Peter Dignan brews in his shed (Derek Ironside / Newsline Media)
Peter Dignan brews in his shed (Derek Ironside / Newsline Media)

A MAN has turned his love of whisky into a successful business by producing a renowned family recipe for a unique liqueur – from his garden shed.

Peter Dignan, 38, has made bottles of his popular bramble berry drink for visitors in his home every Christmas since the secret list of ingredients was passed down from relatives.

The Haroosh liqueur has been enjoyed in his family for generations since his great-grandmother Margaret Thomson created it but it wasn’t until a friend suggested he produce it commercially in 2014 that it was turned into a business venture.

Oil worker Peter insulated the garden shed at his house in Aboyne in Royal Deeside and released his first 300 bottles in the shops just before Christmas – selling his whole stock within a week.

Now the business has turned into such a success with high demand from specialist shops that he has just signed up to a lease on a warehouse to turn into a distillery.

And with all his licences now in place, he also plans to make his own whisky and gin.

Peter, who grew up in Westhill, in Aberdeenshire, also has ambitious plans to create the first absinthe produced in Scotland at the distillery near Aboyne.

Peter Dignan (Derek Ironside / Newsline Media)

Peter said: “We have made Haroosh for years.
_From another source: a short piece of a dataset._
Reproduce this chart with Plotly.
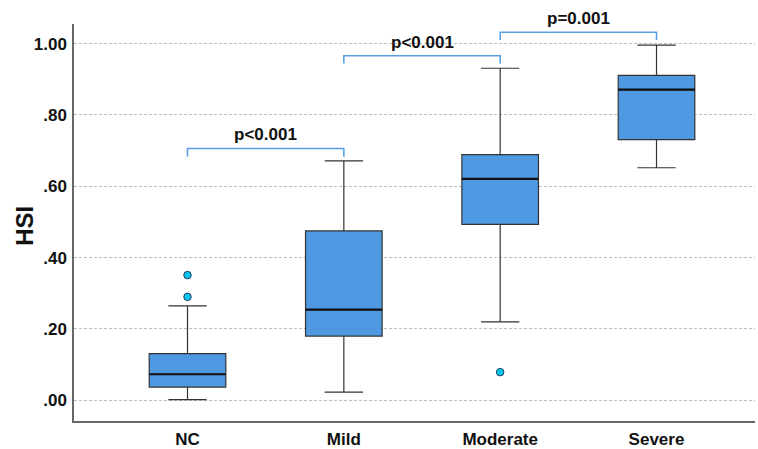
import plotly.graph_objects as go

categories = ["NC", "Mild", "Moderate", "Severe"]
lower_whisker = [0.002, 0.023, 0.220, 0.652]
q1 = [0.037, 0.180, 0.493, 0.731]
median = [0.073, 0.254, 0.621, 0.871]
q3 = [0.131, 0.475, 0.689, 0.911]
upper_whisker = [0.265, 0.671, 0.931, 0.996]

outlier_cats = ["NC", "NC", "Moderate"]
outlier_vals = [0.351, 0.290, 0.079]

# significance brackets: (from category index, to category index, height, label)
bracket_from = [0, 1, 2]
bracket_to = [1, 2, 3]
bracket_top = [0.706, 0.966, 1.032]
bracket_drop = [0.023, 0.022, 0.022]
bracket_labels = ["p<0.001", "p<0.001", "p=0.001"]

ytick_vals = [0.0, 0.2, 0.4, 0.6, 0.8, 1.0]
ytick_text = [".00", ".20", ".40", ".60", ".80", "1.00"]

BOX_FILL = "#4f98e2"
BOX_LINE = "#333333"
BRACKET = "#5a9fe6"
FONT = "Arial, Liberation Sans, sans-serif"
BOX_W = 0.49

fig = go.Figure()
for i, c in enumerate(categories):
    fig.add_trace(go.Box(
        x=[c], q1=[q1[i]], median=[median[i]], q3=[q3[i]],
        lowerfence=[lower_whisker[i]], upperfence=[upper_whisker[i]],
        fillcolor=BOX_FILL, line=dict(color=BOX_LINE, width=1.2),
        width=BOX_W, whiskerwidth=0.5, boxpoints=False, showlegend=False,
        hoverinfo="skip"))

fig.add_trace(go.Scatter(
    x=outlier_cats, y=outlier_vals, mode="markers",
    marker=dict(color="#08c6f0", size=7.5, line=dict(color="#1d3c5c", width=1)),
    showlegend=False, hoverinfo="skip"))

shapes = []
# thicker median lines
for i in range(len(categories)):
    shapes.append(dict(type="line", xref="x", yref="y",
                       x0=i - BOX_W / 2, x1=i + BOX_W / 2,
                       y0=median[i], y1=median[i],
                       line=dict(color="#111111", width=2.2)))

annotations = []
for a, b, h, d, lab in zip(bracket_from, bracket_to, bracket_top, bracket_drop, bracket_labels):
    shapes.append(dict(type="path", xref="x", yref="y",
                       path=f"M {a},{h - d} L {a},{h} L {b},{h} L {b},{h - d}",
                       line=dict(color=BRACKET, width=1.6)))
    annotations.append(dict(x=(a + b) / 2, y=h, xref="x", yref="y",
                            text=f"<b>{lab}</b>", showarrow=False, yanchor="bottom",
                            yshift=2, font=dict(family=FONT, size=17, color="#111111")))

annotations.append(dict(x=-0.073, y=0.49, xref="paper", yref="y", text="<b>HSI</b>",
                        textangle=-90, showarrow=False, xanchor="center", yanchor="middle",
                        font=dict(family=FONT, size=24, color="#111111")))

fig.update_layout(
    width=758, height=449,
    margin=dict(l=74, r=3, t=24, b=28),
    paper_bgcolor="white", plot_bgcolor="white",
    shapes=shapes, annotations=annotations,
    xaxis=dict(type="category", categoryorder="array", categoryarray=categories,
               range=[-0.726, 3.63], showgrid=False, showline=True,
               linecolor="#666666", linewidth=1.5, ticks="", zeroline=False,
               tickfont=dict(family=FONT, size=17, color="#111111"),
               ticklabelstandoff=2, automargin=False,
               tickvals=categories, ticktext=[f"<b>{c}</b>" for c in categories]),
    yaxis=dict(range=[-0.058, 1.055], tickvals=ytick_vals,
               ticktext=[f"<b>{t}</b>" for t in ytick_text],
               tickfont=dict(family=FONT, size=17, color="#111111"),
               showgrid=True, gridcolor="#bdbdbd", gridwidth=1, griddash="3px,2px",
               showline=True, linecolor="#666666", linewidth=1.5, ticks="",
               zeroline=False, ticklabelstandoff=2, automargin=False),
)

fig.write_html("out.html", config={"displayModeBar": False},
               post_script="document.body.style.margin='0';document.body.style.overflow='hidden';")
The recipe was passed down to my dad and then on to me. Every time I made up a batch in Kilner jars in my kitchen everyone really enjoyed drinking it, so we eventually wondered if we could sell it.

“We started making it in the shed. I kitted it out last summer, buying in steeping tanks and a decent filtration system. We launched the drink in 2016 and that was the catalyst for starting up a distillery.”

Peter knew it would be too much to expand his business on his own so has partnered up with his friend Richard Pierce who used his project engineering experience to help set up Deeside Distillery.

They now plan to produce gin and absinthe using botanicals, such as heather, nettles and bog myrtle, and also open up a gin school.

Peter said: “We will be teaching people about the history of gin and absinthe, the tradition of botanicals and which flavours work best with each other.”

Peter’s wife Anna first tasted the family liqueur when she visited his parents. The mother-of-two said: “I was never a whisky fan but I loved Haroosh. I like its sweetness. I am proud that only local berries and Royal Deeside Honey are used.

“I’m proud of the time and effort Peter and Richard have put in.”